Here are a few other things that should help anyone looking to get some serious speed (and clarity) under their fingers.
- Your main job is to get both your hands working together with great precision (attack, rhythm, note legato/duration, tone.) Work much slower than you feel you need to work. You should literally be able to play your exercises/scales without any perceivable error. If you hear ANY error/mistake, even a slight blip in the tone of a note, start again SLOWER until perfection is achieved.
- Practice your exercises all over the fingerboard. The frets get tighter near the 12th fret and your hands need to be comfortable no matter where you play.
- Pay particular attention to the attack of each note. Often, when changing strings in a scale or riff, the first note played on the next string is attacked slightly louder that the last note played on the previous string. This is a big NO-NO. Practice so that even when changing strings, all notes are played with the same tone, attack and volume as all other notes.
- When working on speed, pick all notes. Do not use pull-offs and hammer-ons (even though bluegrass is full of these). Later, when you are working on a particular solo, you can add them in, but they have no place when working up your technical chops for sheer picking speed.
- Some folks prefer constant alternate picking and some prefer down or up picking the next string as you attack it (think of raking). Either technique can be used to great advantage, however pick one style and stick with it. Super speed in picking requires that you teach your brain what you want and how to produce it. It will take you much longer to amazing speeds if you keep changing the way you approach your right hand picking technique. Choose wisely grasshopper and stick with it.
- As I mentioned above, learn to play with completely relaxed hands. Make this your normal picking style and not the rarity. Touch Technique (mentioned above) will go a long way to helping you to keep your hands relaxed. If you feel yourself tightening up, try to mentally relax and in turn relax your hands while you are playing. If you tighten up during a practice session, take a break and gently stretch your fingers, wrists, hands and forearms. A simple stretch is to put your hands in a praying position, turn your palms to face away from you (keeping your finger tips of your left and right hands touching) and slow push your palms away from you (keeping your fingertips together). You should feel a good stretch from your forearms to your fingertips.

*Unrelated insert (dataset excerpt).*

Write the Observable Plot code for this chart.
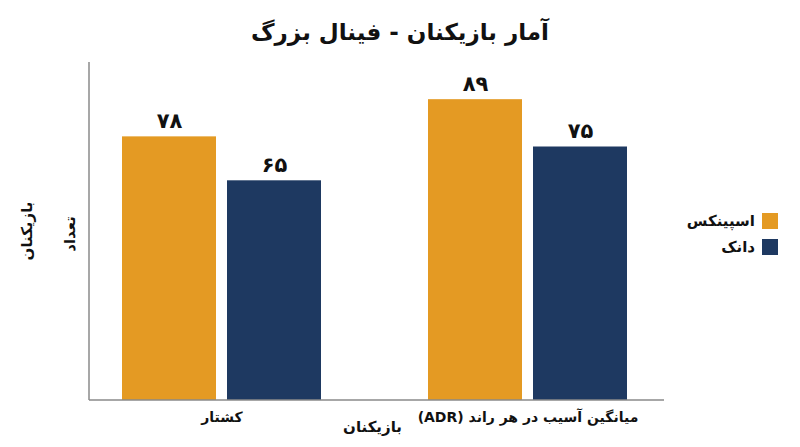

Finally, during the process of bringing speed and precision to your hands, you will often find that one or the other hand is lagging behind the abilities of the opposite hand. Develop exercises that work the slower hand more intensely. For example, if your right hand (pick hand) is feeling slow, then practice your scales and exercises double and triple picking each note your left hand plays. If your left hand is slower, then practice exercises that work your left hand precision harder; jumping strings, exercises with stretches, anything that is more complex for the left hand to do. work slowly, precisely, and relax while listening for perfect attack in each note played.